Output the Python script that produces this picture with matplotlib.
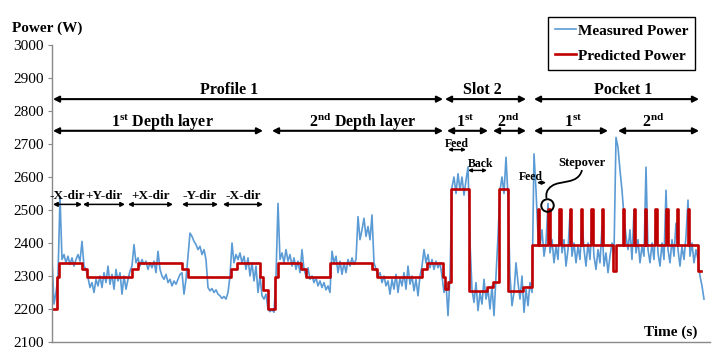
import numpy as np
import matplotlib
matplotlib.use("Agg")
import matplotlib.pyplot as plt
from matplotlib.path import Path
from matplotlib.patches import PathPatch

plt.rcParams["font.family"] = ["Liberation Serif", "DejaVu Serif"]
plt.rcParams["mathtext.fontset"] = "custom"
plt.rcParams["mathtext.rm"] = "Liberation Serif"
plt.rcParams["mathtext.bf"] = "Liberation Serif:bold"

# measured spindle power (W), one sample every 2 s
dt = 2
measured_w = [
    2350, 2215, 2250, 2300, 2540, 2350, 2365, 2340, 2360, 2335,
    2355, 2330, 2350, 2365, 2345, 2405, 2330, 2320, 2295, 2265,
    2280, 2250, 2290, 2270, 2300, 2265, 2310, 2280, 2330, 2275,
    2305, 2260, 2320, 2285, 2310, 2245, 2300, 2260, 2290, 2315,
    2330, 2395, 2340, 2355, 2330, 2350, 2335, 2345, 2320, 2340,
    2325, 2345, 2310, 2375, 2320, 2300, 2290, 2305, 2280, 2290,
    2270, 2285, 2275, 2290, 2305, 2310, 2245, 2290, 2360, 2430,
    2420, 2405, 2395, 2380, 2390, 2365, 2380, 2350, 2265, 2255,
    2262, 2250, 2258, 2245, 2240, 2232, 2238, 2230, 2250, 2300,
    2400, 2340, 2365, 2350, 2370, 2340, 2360, 2320, 2355, 2300,
    2340, 2285, 2330, 2250, 2300, 2240, 2230, 2245, 2200, 2192,
    2198, 2190, 2300, 2520, 2350, 2370, 2340, 2380, 2345, 2365,
    2330, 2355, 2320, 2345, 2310, 2380, 2320, 2300, 2325, 2290,
    2300, 2280, 2295, 2270, 2285, 2265, 2280, 2258, 2270, 2250,
    2375, 2340, 2360, 2310, 2345, 2305, 2340, 2310, 2350, 2330,
    2355, 2335, 2350, 2480, 2410, 2440, 2475, 2420, 2450, 2410,
    2485, 2340, 2320, 2300, 2310, 2280, 2300, 2270, 2285, 2245,
    2290, 2260, 2305, 2250, 2295, 2270, 2310, 2260, 2330, 2275,
    2300, 2255, 2290, 2240, 2300, 2330, 2380, 2340, 2365, 2325,
    2350, 2320, 2345, 2325, 2340, 2300, 2250, 2280, 2180, 2300,
    2570, 2600, 2550, 2610, 2560, 2600, 2545, 2590, 2630, 2400,
    2260, 2220, 2280, 2195, 2250, 2215, 2290, 2230, 2260, 2200,
    2270, 2180, 2300, 2420, 2560, 2600, 2550, 2660, 2540, 2300,
    2210, 2250, 2340, 2280, 2230, 2300, 2190, 2260, 2210, 2280,
    2250, 2670, 2560, 2420, 2390, 2440, 2360, 2400, 2520, 2370,
    2410, 2340, 2390, 2350, 2480, 2370, 2410, 2330, 2380, 2490,
    2360, 2400, 2340, 2390, 2350, 2470, 2380, 2330, 2400, 2350,
    2460, 2360, 2320, 2380, 2340, 2450, 2330, 2370, 2310, 2360,
    2400, 2370, 2720, 2690, 2620, 2560, 2480, 2420, 2380, 2440,
    2350, 2500, 2370, 2410, 2340, 2390, 2360, 2630, 2380, 2340,
    2400, 2350, 2480, 2370, 2330, 2400, 2350, 2560, 2380, 2340,
    2410, 2360, 2460, 2380, 2330, 2390, 2350, 2420, 2530, 2360,
    2400, 2340, 2380, 2350, 2300, 2270, 2230,
]

# predicted power: step changes (time s, power W)
pred_t = [0, 5, 7, 30, 35, 80, 86, 130, 136, 179, 185, 208, 211, 216, 223, 226,
          249, 254, 278, 320, 325, 370, 375, 391, 393, 396, 399, 417, 435, 441,
          447, 456, 471, 480, 560.7, 564, 646, 649]
pred_w = [2200, 2297, 2340, 2320, 2297, 2320, 2340, 2320, 2297, 2320, 2340, 2297, 2257, 2200, 2297, 2340,
          2320, 2297, 2340, 2320, 2297, 2320, 2340, 2297, 2260, 2283, 2563, 2255, 2267, 2281,
          2563, 2255, 2267, 2395, 2315, 2395, 2315, 2315]
# stepover spikes in pocket
spike_t = [486.5, 497, 508, 518.5, 529.2, 540, 550.5,
           571.3, 582.2, 593.2, 604, 615, 625.7, 636.5]
spike_w = 2502
spike_half = 0.6

BLUE = "#5B9BD5"
RED = "#C00000"


def with_spikes(ts, ws, spikes):
    pts = list(zip(ts, ws))
    for c in spikes:
        i = int(np.searchsorted(ts, c, side="right")) - 1
        pts += [(c - spike_half, spike_w), (c + spike_half, ws[i])]
    pts.sort()
    return [p[0] for p in pts], [p[1] for p in pts]


fig = plt.figure(figsize=(7.13, 3.54), dpi=100)
ax = fig.add_axes([52 / 713, 1 - 342 / 354, 658 / 713, 297 / 354])

t_meas = np.arange(len(measured_w)) * dt
ax.plot(t_meas, measured_w, color=BLUE, lw=1.2, label="Measured Power")
pt, pw = with_spikes(pred_t, pred_w, spike_t)
ax.plot(pt, pw, color=RED, lw=1.9, drawstyle="steps-post", label="Predicted Power")

ax.set_xlim(0, 658)
ax.set_ylim(2100, 3000)
ax.set_yticks(range(2100, 3001, 100))
ax.set_xticks([])
ax.tick_params(axis="y", direction="out", length=3, color="#898989", labelsize=11, pad=3)
for s in ("top", "right"):
    ax.spines[s].set_visible(False)
for s in ("left", "bottom"):
    ax.spines[s].set_color("#898989")
    ax.spines[s].set_linewidth(1.0)


def darrow(x0, x1, y, lw=1.5, hl=0.35, hw=0.18):
    ax.annotate("", xy=(x1, y), xytext=(x0, y),
                arrowprops=dict(arrowstyle=f"<|-|>,head_length={hl},head_width={hw}",
                                color="black", lw=lw, shrinkA=0, shrinkB=0))


def label(x, y, s, size):
    ax.text(x, y, s, ha="center", va="baseline", fontsize=size, fontweight="bold")


# operations row
darrow(1, 391, 2836)
darrow(393, 474, 2836)
darrow(482, 647, 2836)
label(177, 2851, "Profile 1", 11.5)
label(430, 2851, "Slot 2", 11.5)
label(571, 2851, "Pocket 1", 11.5)

# depth layers row
st = r"$\mathbf{1}^{\mathbf{st}}$"
nd = r"$\mathbf{2}^{\mathbf{nd}}$"
darrow(1, 211, 2740)
darrow(220, 391, 2740)
darrow(395, 436, 2740)
darrow(441, 474, 2740)
darrow(482, 556, 2740)
darrow(566, 647, 2740)
label(110, 2751, st + " Depth layer", 11.5)
label(311, 2751, nd + " Depth layer", 11.5)
label(413, 2751, st, 11.5)
label(456, 2751, nd, 11.5)
label(521, 2751, st, 11.5)
label(601, 2751, nd, 11.5)

# feed directions
dirs = ["-X-dir", "+Y-dir", "+X-dir", "-Y-dir", "-X-dir"]
dir_span = [(1, 30), (31, 73), (76, 121), (130, 166), (171, 211)]
for name, (a, b) in zip(dirs, dir_span):
    darrow(a, b, 2517, lw=1.1, hl=0.25, hw=0.13)
    label((a + b) / 2, 2532, name, 9.5)

# slot / pocket feed notes
darrow(396, 414, 2683, lw=1.0, hl=0.2, hw=0.1)
label(405, 2692, "Feed", 8.5)
darrow(416, 435, 2620, lw=1.0, hl=0.2, hw=0.1)
label(429, 2630, "Back", 8.5)
darrow(485, 494, 2583, lw=1.0, hl=0.2, hw=0.1)
label(479, 2592, "Feed", 8.5)
label(530, 2632, "Stepover", 9)

verts = [(530, 2621), (526, 2576), (508, 2591), (500, 2573),
         (494, 2561), (494, 2548), (494.5, 2535)]
codes = [Path.MOVETO, Path.CURVE4, Path.CURVE4, Path.CURVE4,
         Path.CURVE4, Path.CURVE4, Path.CURVE4]
ax.add_patch(PathPatch(Path(verts, codes), fill=False, color="black", lw=1.3))
ax.plot([494.7], [2515], marker="o", ms=9, mfc="none", mec="black", mew=1.4)

ax.text(645, 2118, "Time (s)", ha="right", va="baseline", fontsize=11, fontweight="bold")
fig.text(12 / 713, 1 - 32 / 354, "Power (W)", ha="left", va="baseline",
         fontsize=11, fontweight="bold")

leg = ax.legend(loc="upper right", bbox_to_anchor=(695 / 713, 1 - 17 / 354),
                bbox_transform=fig.transFigure, fancybox=False, edgecolor="black",
                framealpha=1, handlelength=1.4, handletextpad=0.1, borderpad=0.45,
                labelspacing=0.75, borderaxespad=0, prop={"weight": "bold", "size": 11})
leg.get_frame().set_linewidth(1.0)

fig.savefig("out.png", dpi=100)
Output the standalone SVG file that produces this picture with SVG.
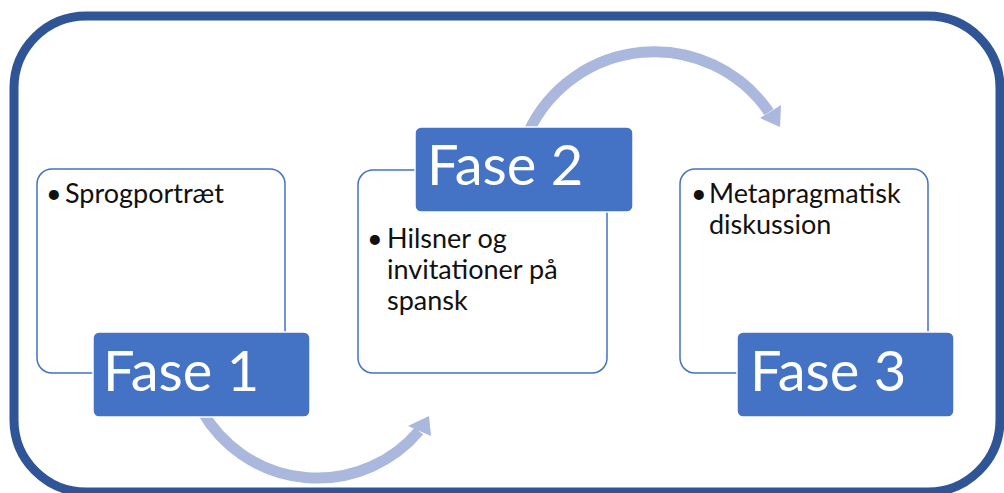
<svg xmlns="http://www.w3.org/2000/svg" width="1004" height="493" viewBox="0 0 1004 493">
  <style>
    .frame { fill: #ffffff; stroke: #2F5597; stroke-width: 9; }
    .content { fill: #ffffff; stroke: #4472C4; stroke-width: 1.5; }
    .label { fill: #4472C4; stroke: #ffffff; stroke-width: 1.5; }
    .ltxt { font-family: Lato, "Liberation Sans", sans-serif; font-size: 56px; fill: #ffffff; }
    .btxt { font-family: Lato, "Liberation Sans", sans-serif; font-size: 27px; fill: #111111; }
    .arc { fill: none; stroke: #ABB8DE; stroke-width: 11; }
    .head { fill: #ABB8DE; }
  </style>
  <rect width="1004" height="493" fill="#ffffff"/>
  <rect id="frame" class="frame" x="14" y="16" width="986" height="476" rx="72" ry="72"/>

  <g id="connectors">
    <path class="arc" d="M 202 411 A 133 133 0 0 0 419 431"/>
    <polygon class="head" points="408,426 429,416 431,436"/>
    <path class="arc" d="M 528 133 A 139 139 0 0 1 769 112"/>
    <polygon class="head" points="760,118 781,105 780,127"/>
  </g>

  <g id="phase1">
    <rect class="content" x="37" y="169" width="248" height="204" rx="15"/>
    <text class="btxt" x="46" y="203">•<tspan x="65">Sprogportræt</tspan></text>
    <rect class="label" x="93" y="332" width="217" height="85" rx="6"/>
    <text class="ltxt" x="103" y="391">Fase 1</text>
  </g>

  <g id="phase2">
    <rect class="content" x="358" y="170" width="249" height="203" rx="15"/>
    <text class="btxt" x="367" y="248">•<tspan x="387">Hilsner og</tspan></text>
    <text class="btxt" x="387" y="279">invitationer på</text>
    <text class="btxt" x="387" y="310">spansk</text>
    <rect class="label" x="415" y="127" width="218" height="85" rx="6"/>
    <text class="ltxt" x="427" y="185">Fase 2</text>
  </g>

  <g id="phase3">
    <rect class="content" x="680" y="169" width="248" height="204" rx="15"/>
    <text class="btxt" x="691" y="203">•<tspan x="709">Metapragmatisk</tspan></text>
    <text class="btxt" x="709" y="234">diskussion</text>
    <rect class="label" x="737" y="332" width="217" height="85" rx="6"/>
    <text class="ltxt" x="750" y="391">Fase 3</text>
  </g>
</svg>
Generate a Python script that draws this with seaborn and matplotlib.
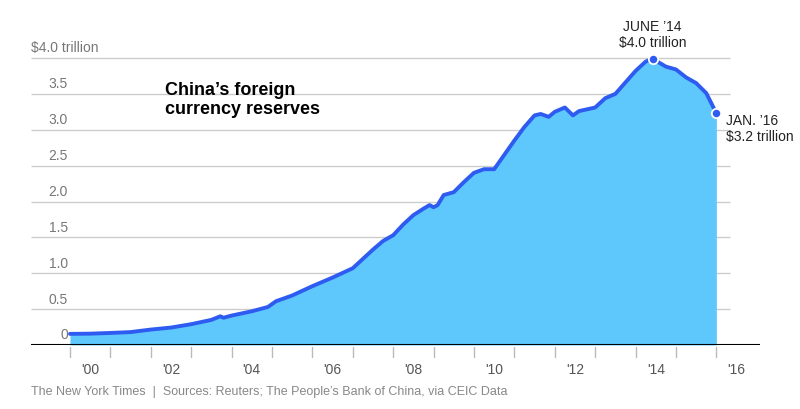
import matplotlib
matplotlib.use('Agg')
import matplotlib.pyplot as plt
import seaborn as sns
import pandas as pd

years = [2000.0, 2000.5, 2001.0, 2001.5, 2002.0, 2002.5, 2003.0, 2003.25, 2003.5, 2003.72, 2003.8,
         2004.0, 2004.5, 2004.9, 2005.1, 2005.5, 2006.0, 2006.5, 2007.0, 2007.25, 2007.5, 2007.75,
         2008.0, 2008.25, 2008.5, 2008.75, 2008.9, 2009.0, 2009.1, 2009.25, 2009.5, 2009.75, 2010.0,
         2010.25, 2010.5, 2010.75, 2011.0, 2011.25, 2011.5, 2011.65, 2011.85, 2012.0, 2012.25,
         2012.45, 2012.6, 2013.0, 2013.25, 2013.5, 2013.75, 2014.0, 2014.25, 2014.42, 2014.6,
         2014.75, 2015.0, 2015.25, 2015.5, 2015.75, 2016.0]
reserves = [0.155, 0.158, 0.168, 0.18, 0.215, 0.243, 0.29, 0.32, 0.35, 0.40, 0.38,
            0.41, 0.47, 0.53, 0.61, 0.69, 0.82, 0.94, 1.07, 1.2, 1.33, 1.45,
            1.53, 1.68, 1.81, 1.9, 1.95, 1.92, 1.95, 2.09, 2.13, 2.27, 2.40,
            2.45, 2.45, 2.65, 2.85, 3.04, 3.2, 3.22, 3.18, 3.25, 3.31,
            3.2, 3.26, 3.31, 3.44, 3.50, 3.66, 3.82, 3.95, 3.99, 3.93,
            3.88, 3.84, 3.73, 3.65, 3.51, 3.23]
y_ticks = [0, 0.5, 1.0, 1.5, 2.0, 2.5, 3.0, 3.5, 4.0]
y_labels = ['0', '0.5', '1.0', '1.5', '2.0', '2.5', '3.0', '3.5', '$4.0 trillion']
x_labels = ["'00", "'02", "'04", "'06", "'08", "'10", "'12", "'14", "'16"]

df = pd.DataFrame({'year': years, 'reserves': reserves})

sns.set_style('white')
plt.rcParams['font.family'] = ['Liberation Sans', 'DejaVu Sans']

fig = plt.figure(figsize=(8, 4.1), dpi=100)
# pixel mapping: left 31px, right 760px, baseline y=346, 4.0 at y=59
ax = fig.add_axes([31/800, (410-346)/410, (760-31)/800, (346-40)/410])
x0, x1 = 1999.035, 2017.08
ymax = 4.0 * (346 - 40) / (346 - 59)
ax.set_xlim(x0, x1)
ax.set_ylim(0, ymax)
for s in ax.spines.values():
    s.set_visible(False)
ax.set_xticks([]); ax.set_yticks([])

grid_end = 2016.34
for yv, lab in zip(y_ticks, y_labels):
    if yv > 0:
        ax.hlines(yv, x0, grid_end, color='#cccccc', lw=1, zorder=1)
    money = lab.startswith('$')
    ax.text(1999.04 if money else 1999.95, yv + 0.05, lab,
            ha='left' if money else 'right', va='bottom', fontsize=10, color='#777777')

ax.fill_between(df['year'], df['reserves'], color='#5ec8fc', zorder=2, lw=0)
sns.lineplot(data=df, x='year', y='reserves', ax=ax, color='#2f5cf0', lw=2.8, zorder=3)
ax.set_xlabel(''); ax.set_ylabel('')
ax.axhline(0, color='black', lw=1.5, zorder=4)

# tick marks at year boundaries, labels mid-year on even years
for yr in range(2000, 2017):
    ax.plot([yr, yr], [-0.03, -0.17], color='#bbbbbb', lw=1, clip_on=False)
for i, lab in enumerate(x_labels):
    ax.text(2000 + 2*i + 0.5, -0.24, lab, ha='center', va='top',
            fontsize=10, color='#555555', clip_on=False)

# highlighted points
for yr, val in [(2014.42, 3.99), (2016.0, 3.23)]:
    ax.scatter([yr], [val], s=45, color='#2f5cf0', edgecolor='white', lw=1.3, zorder=5)
ax.text(2014.42, 4.12, "JUNE \u201914\n$4.0 trillion", ha='center', va='bottom', fontsize=10,
        color='#222222', linespacing=1.2)
ax.text(2016.25, 3.23, "JAN. \u201916\n$3.2 trillion", ha='left', va='top', fontsize=10,
        color='#222222', linespacing=1.2)

fig.text(165/800, 1 - 82/410, "China\u2019s foreign\ncurrency reserves", ha='left', va='top',
         fontsize=13, fontweight='bold', color='black', linespacing=1.15)
fig.text(31/800, 1 - 392/410, "The New York Times  |  Sources: Reuters; The People\u2019s Bank of China, via CEIC Data",
         ha='left', va='center', fontsize=9, color='#888888')

fig.savefig('out.png', dpi=100)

********

Copy out each line of the listing that holds "Output".

■ EXERCISE SOLUTION
Output the Python script that produces this picture with matplotlib.
Output the standalone SVG file that produces this picture with SVG.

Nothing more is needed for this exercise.